#### What you should do:
Please write out the lines of the data exactly, beginning with the first and ending with the line containing "epochs = list(range(149))"; leave the pictures behind.

#### Information shown:
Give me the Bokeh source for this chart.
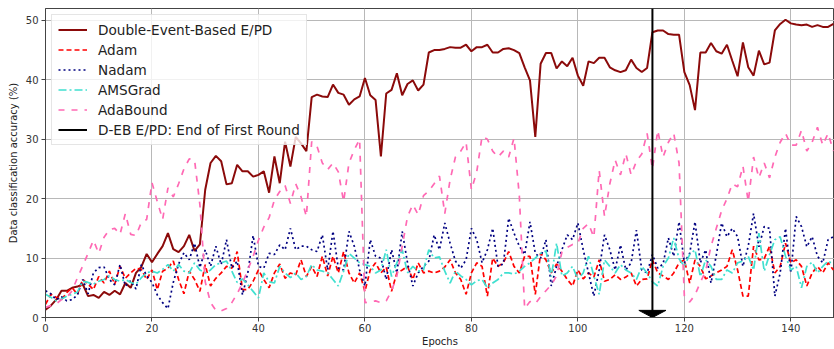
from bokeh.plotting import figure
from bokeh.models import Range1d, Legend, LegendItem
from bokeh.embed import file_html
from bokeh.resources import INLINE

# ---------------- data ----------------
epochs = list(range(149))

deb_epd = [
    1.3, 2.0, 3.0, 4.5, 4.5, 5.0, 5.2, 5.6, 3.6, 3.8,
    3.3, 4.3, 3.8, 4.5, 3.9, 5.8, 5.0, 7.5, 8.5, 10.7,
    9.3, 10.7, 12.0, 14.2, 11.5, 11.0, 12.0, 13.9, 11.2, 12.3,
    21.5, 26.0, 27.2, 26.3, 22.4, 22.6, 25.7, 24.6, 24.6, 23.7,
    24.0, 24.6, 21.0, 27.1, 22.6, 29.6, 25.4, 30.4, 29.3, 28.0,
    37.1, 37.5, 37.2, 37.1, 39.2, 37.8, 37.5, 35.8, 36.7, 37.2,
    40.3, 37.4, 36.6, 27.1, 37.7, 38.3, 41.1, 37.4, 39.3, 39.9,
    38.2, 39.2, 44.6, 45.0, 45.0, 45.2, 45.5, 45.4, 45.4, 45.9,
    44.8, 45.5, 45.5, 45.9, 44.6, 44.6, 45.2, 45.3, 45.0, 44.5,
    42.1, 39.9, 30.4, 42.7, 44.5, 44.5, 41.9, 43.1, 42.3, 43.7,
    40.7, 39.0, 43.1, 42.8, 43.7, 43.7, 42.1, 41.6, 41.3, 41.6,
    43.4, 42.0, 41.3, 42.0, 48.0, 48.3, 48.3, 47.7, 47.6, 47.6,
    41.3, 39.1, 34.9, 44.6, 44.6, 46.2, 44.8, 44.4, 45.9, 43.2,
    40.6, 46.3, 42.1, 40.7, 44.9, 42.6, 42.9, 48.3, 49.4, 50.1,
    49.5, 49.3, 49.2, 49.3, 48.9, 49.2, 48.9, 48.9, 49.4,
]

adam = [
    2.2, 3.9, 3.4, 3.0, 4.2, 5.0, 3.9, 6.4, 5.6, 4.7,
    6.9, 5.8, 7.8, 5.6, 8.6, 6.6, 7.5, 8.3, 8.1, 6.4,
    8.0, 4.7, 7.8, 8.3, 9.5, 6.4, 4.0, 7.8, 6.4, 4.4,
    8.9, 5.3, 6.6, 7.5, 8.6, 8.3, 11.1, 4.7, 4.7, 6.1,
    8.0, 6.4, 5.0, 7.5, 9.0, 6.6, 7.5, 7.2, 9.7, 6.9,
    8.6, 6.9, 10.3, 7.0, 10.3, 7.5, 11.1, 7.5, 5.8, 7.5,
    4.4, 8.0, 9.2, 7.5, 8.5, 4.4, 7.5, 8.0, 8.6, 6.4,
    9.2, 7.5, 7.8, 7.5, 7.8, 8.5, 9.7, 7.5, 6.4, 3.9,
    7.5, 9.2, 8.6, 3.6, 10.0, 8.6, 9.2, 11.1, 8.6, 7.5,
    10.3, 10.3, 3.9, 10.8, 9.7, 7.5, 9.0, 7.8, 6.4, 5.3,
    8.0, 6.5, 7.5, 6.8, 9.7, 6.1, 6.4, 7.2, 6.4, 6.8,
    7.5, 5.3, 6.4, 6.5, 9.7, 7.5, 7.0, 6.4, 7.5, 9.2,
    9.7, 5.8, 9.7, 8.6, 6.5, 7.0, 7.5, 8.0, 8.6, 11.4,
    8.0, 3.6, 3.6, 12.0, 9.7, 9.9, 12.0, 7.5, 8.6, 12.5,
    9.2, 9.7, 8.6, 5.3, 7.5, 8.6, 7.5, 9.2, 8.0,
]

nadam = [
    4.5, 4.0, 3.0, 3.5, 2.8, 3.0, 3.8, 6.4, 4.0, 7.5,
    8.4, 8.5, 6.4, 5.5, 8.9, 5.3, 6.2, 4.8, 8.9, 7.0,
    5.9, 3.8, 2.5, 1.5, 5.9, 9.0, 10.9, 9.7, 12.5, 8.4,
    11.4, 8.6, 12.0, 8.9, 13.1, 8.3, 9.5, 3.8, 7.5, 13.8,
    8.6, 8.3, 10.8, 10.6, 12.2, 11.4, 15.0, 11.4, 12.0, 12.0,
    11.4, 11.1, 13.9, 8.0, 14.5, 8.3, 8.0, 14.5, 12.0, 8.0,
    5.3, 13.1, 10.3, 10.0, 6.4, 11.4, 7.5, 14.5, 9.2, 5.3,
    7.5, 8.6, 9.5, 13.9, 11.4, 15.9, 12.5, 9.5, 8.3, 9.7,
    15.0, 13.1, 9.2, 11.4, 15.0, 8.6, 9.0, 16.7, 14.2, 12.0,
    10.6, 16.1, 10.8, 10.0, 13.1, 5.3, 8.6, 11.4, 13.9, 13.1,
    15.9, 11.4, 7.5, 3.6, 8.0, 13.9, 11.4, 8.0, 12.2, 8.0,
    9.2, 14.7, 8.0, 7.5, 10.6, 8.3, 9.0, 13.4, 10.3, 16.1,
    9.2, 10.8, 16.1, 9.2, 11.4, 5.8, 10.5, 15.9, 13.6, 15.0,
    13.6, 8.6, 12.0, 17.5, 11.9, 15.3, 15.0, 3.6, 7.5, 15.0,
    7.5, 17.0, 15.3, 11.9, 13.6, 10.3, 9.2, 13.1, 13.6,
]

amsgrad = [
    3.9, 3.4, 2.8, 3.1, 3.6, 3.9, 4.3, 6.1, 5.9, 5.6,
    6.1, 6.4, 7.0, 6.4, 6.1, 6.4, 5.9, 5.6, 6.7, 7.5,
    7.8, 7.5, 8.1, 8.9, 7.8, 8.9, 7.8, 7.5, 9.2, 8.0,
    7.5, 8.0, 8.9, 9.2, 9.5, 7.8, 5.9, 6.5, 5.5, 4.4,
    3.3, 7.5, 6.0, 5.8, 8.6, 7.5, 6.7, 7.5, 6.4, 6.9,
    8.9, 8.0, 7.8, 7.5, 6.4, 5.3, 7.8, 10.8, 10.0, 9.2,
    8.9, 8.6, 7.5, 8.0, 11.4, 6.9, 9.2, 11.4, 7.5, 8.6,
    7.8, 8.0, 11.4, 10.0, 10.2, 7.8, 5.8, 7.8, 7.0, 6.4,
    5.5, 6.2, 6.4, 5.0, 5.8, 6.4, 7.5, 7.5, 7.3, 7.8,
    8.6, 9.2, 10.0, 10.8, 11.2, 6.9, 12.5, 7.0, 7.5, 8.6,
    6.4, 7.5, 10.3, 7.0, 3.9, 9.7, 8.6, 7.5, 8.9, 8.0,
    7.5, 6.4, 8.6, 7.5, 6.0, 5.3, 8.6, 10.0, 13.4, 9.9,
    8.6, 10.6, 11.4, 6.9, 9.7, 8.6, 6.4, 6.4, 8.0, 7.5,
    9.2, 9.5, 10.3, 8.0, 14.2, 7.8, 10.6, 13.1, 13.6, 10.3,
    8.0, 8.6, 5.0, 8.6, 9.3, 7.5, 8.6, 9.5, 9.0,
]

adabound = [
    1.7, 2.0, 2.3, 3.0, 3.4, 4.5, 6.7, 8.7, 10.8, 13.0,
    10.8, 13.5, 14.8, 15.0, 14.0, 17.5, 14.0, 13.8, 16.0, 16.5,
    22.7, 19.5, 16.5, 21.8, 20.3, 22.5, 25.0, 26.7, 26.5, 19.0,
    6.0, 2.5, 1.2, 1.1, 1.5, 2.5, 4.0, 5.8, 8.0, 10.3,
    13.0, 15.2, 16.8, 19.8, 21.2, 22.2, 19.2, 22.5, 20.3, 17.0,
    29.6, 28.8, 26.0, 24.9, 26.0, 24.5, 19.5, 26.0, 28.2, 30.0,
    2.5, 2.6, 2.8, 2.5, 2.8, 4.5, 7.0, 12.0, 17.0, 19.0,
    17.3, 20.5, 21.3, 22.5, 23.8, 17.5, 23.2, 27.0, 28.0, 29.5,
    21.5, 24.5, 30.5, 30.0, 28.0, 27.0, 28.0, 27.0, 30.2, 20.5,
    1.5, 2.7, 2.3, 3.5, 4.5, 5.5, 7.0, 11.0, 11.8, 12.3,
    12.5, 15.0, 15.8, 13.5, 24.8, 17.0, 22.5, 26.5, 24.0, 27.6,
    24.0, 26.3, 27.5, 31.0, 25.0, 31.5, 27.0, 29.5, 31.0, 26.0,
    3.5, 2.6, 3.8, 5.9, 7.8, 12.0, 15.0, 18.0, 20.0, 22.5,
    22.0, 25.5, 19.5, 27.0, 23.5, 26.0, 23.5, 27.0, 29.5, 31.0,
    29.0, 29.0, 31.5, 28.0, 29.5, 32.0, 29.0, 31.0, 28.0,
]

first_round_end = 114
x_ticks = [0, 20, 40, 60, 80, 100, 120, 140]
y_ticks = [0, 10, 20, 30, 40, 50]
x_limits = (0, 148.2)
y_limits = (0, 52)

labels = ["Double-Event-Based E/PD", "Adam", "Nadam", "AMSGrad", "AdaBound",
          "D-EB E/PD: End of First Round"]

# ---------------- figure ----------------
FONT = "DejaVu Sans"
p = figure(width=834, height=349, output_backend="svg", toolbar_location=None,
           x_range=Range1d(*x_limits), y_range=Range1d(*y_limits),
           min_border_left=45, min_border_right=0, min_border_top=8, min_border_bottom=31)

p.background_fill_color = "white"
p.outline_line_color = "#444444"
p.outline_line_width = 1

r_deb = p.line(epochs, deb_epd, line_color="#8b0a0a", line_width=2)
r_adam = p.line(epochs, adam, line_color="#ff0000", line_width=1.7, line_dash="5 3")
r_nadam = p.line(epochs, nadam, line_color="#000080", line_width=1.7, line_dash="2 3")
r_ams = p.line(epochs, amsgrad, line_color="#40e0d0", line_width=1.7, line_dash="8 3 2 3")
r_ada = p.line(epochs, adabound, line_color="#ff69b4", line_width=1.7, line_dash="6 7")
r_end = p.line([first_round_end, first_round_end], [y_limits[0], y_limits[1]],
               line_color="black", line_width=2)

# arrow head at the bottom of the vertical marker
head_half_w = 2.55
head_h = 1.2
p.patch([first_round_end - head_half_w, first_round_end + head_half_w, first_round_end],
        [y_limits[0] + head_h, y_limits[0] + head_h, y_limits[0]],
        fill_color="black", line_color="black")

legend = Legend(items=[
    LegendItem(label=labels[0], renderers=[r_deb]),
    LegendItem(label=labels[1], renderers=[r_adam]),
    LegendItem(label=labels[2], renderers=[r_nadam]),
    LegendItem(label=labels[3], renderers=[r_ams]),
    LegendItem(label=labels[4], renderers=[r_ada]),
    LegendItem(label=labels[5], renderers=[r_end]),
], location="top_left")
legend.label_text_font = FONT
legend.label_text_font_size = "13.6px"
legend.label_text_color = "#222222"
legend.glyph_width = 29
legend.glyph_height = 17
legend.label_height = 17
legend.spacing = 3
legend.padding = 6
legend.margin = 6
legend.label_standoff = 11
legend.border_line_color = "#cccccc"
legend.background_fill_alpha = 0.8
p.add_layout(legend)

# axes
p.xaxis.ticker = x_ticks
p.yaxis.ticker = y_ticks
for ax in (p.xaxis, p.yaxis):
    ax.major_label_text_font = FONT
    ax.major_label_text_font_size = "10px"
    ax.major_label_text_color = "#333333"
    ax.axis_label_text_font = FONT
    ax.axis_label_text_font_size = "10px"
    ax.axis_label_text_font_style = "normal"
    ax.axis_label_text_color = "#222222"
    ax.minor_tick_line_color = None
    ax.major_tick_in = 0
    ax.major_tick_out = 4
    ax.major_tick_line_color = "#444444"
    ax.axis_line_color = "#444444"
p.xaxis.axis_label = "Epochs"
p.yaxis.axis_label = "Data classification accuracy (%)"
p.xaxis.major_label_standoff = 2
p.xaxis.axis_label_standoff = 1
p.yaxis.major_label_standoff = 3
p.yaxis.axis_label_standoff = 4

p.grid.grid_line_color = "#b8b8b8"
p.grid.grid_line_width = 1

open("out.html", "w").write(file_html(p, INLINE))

#### Written response:
Give me the Bokeh source for this chart.
from bokeh.plotting import figure
from bokeh.models import Range1d, Legend, LegendItem
from bokeh.embed import file_html
from bokeh.resources import INLINE

# ---------------- data ----------------
epochs = list(range(149))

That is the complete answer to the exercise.